EXERCISE DIRECTIONS
Repeat verbatim only the lines from the opening of the material below through the one that contains "551, 558, 550, 550, 547, 547, 547, 550, 546, 545];".

DATA
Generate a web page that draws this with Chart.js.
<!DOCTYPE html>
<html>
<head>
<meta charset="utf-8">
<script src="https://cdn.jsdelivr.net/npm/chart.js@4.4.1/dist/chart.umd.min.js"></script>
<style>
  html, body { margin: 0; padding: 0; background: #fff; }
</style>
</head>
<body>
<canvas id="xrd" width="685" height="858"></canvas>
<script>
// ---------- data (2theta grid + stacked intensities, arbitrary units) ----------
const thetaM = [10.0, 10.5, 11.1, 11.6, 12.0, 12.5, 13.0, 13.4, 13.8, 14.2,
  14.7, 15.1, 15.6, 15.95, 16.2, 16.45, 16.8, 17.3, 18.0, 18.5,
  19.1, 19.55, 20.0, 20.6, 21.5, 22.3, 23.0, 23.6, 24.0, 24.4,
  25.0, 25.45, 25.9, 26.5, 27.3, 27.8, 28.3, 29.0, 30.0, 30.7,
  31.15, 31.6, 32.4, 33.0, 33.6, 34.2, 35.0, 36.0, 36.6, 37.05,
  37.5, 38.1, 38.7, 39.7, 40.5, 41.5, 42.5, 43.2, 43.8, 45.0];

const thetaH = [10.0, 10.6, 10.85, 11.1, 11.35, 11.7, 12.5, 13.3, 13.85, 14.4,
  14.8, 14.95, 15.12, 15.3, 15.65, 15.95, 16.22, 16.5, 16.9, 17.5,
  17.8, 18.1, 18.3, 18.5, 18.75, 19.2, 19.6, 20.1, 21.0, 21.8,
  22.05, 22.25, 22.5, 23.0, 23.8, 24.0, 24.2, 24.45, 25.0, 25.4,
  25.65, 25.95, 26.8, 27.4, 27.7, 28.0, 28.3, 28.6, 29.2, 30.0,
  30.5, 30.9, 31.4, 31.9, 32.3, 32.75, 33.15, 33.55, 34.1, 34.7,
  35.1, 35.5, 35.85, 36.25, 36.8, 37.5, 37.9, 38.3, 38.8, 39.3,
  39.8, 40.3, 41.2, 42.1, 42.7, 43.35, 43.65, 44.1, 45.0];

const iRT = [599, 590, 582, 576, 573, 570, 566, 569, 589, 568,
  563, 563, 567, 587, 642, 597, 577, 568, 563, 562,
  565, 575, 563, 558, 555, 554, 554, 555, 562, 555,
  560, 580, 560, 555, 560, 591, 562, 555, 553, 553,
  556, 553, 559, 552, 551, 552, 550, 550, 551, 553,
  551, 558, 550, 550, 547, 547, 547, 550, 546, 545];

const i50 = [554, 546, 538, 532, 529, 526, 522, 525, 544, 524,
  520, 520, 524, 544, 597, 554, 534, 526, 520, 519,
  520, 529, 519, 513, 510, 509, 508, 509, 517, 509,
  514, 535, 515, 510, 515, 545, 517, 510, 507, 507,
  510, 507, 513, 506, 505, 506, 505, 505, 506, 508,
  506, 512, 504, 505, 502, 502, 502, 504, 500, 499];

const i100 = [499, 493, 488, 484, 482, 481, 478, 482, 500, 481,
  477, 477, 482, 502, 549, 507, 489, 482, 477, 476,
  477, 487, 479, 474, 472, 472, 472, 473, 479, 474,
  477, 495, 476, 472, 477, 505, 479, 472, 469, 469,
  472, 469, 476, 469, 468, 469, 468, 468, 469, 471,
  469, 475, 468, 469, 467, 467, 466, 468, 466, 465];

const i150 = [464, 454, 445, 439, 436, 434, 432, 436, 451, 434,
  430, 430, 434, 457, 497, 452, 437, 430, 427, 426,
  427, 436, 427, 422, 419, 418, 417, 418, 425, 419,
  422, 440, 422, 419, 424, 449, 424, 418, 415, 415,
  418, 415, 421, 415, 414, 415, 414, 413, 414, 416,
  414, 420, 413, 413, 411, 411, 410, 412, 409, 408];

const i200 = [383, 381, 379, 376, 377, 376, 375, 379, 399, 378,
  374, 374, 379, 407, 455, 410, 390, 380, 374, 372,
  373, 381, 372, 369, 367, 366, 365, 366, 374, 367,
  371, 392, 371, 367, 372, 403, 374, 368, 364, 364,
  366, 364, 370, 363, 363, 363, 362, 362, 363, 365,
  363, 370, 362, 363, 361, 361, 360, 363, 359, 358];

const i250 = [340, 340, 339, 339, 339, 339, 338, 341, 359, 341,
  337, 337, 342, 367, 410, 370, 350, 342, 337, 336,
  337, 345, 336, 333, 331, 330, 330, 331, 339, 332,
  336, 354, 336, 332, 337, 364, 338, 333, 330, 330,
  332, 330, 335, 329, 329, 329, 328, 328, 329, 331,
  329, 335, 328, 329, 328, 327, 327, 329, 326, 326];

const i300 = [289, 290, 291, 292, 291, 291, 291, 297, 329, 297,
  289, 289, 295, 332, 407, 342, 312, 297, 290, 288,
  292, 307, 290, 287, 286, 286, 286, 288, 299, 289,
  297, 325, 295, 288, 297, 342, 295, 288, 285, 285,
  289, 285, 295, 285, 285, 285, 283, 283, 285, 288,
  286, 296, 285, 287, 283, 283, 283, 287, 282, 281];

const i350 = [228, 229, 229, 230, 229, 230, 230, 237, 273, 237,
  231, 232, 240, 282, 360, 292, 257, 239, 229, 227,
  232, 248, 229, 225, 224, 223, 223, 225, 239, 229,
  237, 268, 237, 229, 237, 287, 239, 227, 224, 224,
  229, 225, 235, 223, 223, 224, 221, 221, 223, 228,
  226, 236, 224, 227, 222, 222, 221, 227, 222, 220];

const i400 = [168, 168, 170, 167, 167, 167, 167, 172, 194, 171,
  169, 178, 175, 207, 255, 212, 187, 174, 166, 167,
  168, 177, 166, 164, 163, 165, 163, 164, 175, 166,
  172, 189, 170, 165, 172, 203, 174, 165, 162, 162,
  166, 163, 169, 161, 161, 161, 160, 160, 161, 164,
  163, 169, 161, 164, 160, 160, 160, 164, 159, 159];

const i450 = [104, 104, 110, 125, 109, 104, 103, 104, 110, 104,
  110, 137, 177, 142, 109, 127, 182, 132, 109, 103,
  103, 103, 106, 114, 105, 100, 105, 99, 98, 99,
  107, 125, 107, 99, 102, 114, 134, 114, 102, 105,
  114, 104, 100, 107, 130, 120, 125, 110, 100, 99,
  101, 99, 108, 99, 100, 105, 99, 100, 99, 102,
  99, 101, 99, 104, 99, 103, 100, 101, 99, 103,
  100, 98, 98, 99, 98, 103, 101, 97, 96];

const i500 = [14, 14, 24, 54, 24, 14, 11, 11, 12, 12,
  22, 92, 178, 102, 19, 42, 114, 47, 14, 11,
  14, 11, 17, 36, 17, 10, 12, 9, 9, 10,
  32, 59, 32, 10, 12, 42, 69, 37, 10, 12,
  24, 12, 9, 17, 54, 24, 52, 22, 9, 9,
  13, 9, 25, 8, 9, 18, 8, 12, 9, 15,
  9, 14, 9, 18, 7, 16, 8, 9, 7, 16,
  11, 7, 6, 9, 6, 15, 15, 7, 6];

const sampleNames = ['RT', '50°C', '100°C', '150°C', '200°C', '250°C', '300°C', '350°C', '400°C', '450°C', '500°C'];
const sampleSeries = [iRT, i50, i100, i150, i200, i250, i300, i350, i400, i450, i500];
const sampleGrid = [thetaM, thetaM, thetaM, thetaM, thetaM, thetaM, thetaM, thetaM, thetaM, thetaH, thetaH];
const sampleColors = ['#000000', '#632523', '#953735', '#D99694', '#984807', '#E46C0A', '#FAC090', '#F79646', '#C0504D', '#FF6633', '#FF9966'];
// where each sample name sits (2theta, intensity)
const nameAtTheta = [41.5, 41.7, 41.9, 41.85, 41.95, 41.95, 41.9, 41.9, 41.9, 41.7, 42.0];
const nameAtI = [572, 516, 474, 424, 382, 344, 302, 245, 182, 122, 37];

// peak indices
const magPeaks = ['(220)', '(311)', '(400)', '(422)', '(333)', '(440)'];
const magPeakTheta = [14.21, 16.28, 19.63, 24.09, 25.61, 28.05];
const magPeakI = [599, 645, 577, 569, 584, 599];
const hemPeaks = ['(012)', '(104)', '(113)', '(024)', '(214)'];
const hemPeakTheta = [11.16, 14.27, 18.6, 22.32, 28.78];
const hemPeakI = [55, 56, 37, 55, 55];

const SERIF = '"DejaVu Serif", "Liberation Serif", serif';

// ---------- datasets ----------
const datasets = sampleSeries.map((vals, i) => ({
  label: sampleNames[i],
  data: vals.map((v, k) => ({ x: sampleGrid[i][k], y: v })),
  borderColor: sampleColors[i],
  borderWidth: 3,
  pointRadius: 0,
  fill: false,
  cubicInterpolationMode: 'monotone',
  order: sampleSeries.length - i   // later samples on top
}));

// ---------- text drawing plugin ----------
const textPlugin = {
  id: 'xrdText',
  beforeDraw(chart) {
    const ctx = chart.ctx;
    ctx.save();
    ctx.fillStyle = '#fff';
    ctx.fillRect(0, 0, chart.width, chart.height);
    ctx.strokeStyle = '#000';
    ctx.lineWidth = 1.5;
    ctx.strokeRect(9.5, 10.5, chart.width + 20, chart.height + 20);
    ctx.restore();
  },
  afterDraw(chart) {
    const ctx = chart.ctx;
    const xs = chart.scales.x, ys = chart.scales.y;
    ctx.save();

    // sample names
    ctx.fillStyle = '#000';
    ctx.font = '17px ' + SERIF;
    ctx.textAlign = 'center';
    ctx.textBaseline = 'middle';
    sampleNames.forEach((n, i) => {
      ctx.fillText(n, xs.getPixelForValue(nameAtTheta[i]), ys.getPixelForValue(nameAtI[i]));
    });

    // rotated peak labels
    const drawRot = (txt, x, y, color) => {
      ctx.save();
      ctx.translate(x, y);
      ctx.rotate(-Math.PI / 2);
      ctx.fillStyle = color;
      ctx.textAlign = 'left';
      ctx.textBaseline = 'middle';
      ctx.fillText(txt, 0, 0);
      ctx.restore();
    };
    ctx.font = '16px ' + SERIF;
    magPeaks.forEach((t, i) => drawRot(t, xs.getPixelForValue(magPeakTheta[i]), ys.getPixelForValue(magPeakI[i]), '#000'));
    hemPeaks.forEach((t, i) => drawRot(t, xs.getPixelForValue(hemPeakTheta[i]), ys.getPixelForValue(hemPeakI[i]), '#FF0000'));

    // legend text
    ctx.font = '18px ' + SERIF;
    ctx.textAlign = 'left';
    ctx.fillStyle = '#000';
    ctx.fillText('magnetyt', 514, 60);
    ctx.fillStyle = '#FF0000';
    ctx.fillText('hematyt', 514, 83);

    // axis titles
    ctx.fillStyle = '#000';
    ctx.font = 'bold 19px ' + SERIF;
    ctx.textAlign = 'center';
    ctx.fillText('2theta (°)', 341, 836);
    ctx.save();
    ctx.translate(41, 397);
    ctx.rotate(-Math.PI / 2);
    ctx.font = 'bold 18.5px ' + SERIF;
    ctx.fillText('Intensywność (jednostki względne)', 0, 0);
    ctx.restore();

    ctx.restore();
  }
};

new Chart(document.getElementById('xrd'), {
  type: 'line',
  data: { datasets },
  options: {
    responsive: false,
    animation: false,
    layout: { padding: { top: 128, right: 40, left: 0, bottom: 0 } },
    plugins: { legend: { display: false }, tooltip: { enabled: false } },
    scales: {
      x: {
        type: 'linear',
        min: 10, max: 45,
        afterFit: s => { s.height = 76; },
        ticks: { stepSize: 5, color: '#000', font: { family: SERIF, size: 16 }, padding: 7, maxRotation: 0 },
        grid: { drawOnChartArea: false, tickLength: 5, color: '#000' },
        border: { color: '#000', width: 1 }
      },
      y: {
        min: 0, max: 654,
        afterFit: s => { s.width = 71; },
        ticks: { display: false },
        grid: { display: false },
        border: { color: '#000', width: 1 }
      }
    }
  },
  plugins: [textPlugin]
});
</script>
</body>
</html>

ANSWER
Generate a web page that draws this with Chart.js.
<!DOCTYPE html>
<html>
<head>
<meta charset="utf-8">
<script src="https://cdn.jsdelivr.net/npm/chart.js@4.4.1/dist/chart.umd.min.js"></script>
<style>
  html, body { margin: 0; padding: 0; background: #fff; }
</style>
</head>
<body>
<canvas id="xrd" width="685" height="858"></canvas>
<script>
// ---------- data (2theta grid + stacked intensities, arbitrary units) ----------
const thetaM = [10.0, 10.5, 11.1, 11.6, 12.0, 12.5, 13.0, 13.4, 13.8, 14.2,
  14.7, 15.1, 15.6, 15.95, 16.2, 16.45, 16.8, 17.3, 18.0, 18.5,
  19.1, 19.55, 20.0, 20.6, 21.5, 22.3, 23.0, 23.6, 24.0, 24.4,
  25.0, 25.45, 25.9, 26.5, 27.3, 27.8, 28.3, 29.0, 30.0, 30.7,
  31.15, 31.6, 32.4, 33.0, 33.6, 34.2, 35.0, 36.0, 36.6, 37.05,
  37.5, 38.1, 38.7, 39.7, 40.5, 41.5, 42.5, 43.2, 43.8, 45.0];

const thetaH = [10.0, 10.6, 10.85, 11.1, 11.35, 11.7, 12.5, 13.3, 13.85, 14.4,
  14.8, 14.95, 15.12, 15.3, 15.65, 15.95, 16.22, 16.5, 16.9, 17.5,
  17.8, 18.1, 18.3, 18.5, 18.75, 19.2, 19.6, 20.1, 21.0, 21.8,
  22.05, 22.25, 22.5, 23.0, 23.8, 24.0, 24.2, 24.45, 25.0, 25.4,
  25.65, 25.95, 26.8, 27.4, 27.7, 28.0, 28.3, 28.6, 29.2, 30.0,
  30.5, 30.9, 31.4, 31.9, 32.3, 32.75, 33.15, 33.55, 34.1, 34.7,
  35.1, 35.5, 35.85, 36.25, 36.8, 37.5, 37.9, 38.3, 38.8, 39.3,
  39.8, 40.3, 41.2, 42.1, 42.7, 43.35, 43.65, 44.1, 45.0];

const iRT = [599, 590, 582, 576, 573, 570, 566, 569, 589, 568,
  563, 563, 567, 587, 642, 597, 577, 568, 563, 562,
  565, 575, 563, 558, 555, 554, 554, 555, 562, 555,
  560, 580, 560, 555, 560, 591, 562, 555, 553, 553,
  556, 553, 559, 552, 551, 552, 550, 550, 551, 553,
  551, 558, 550, 550, 547, 547, 547, 550, 546, 545];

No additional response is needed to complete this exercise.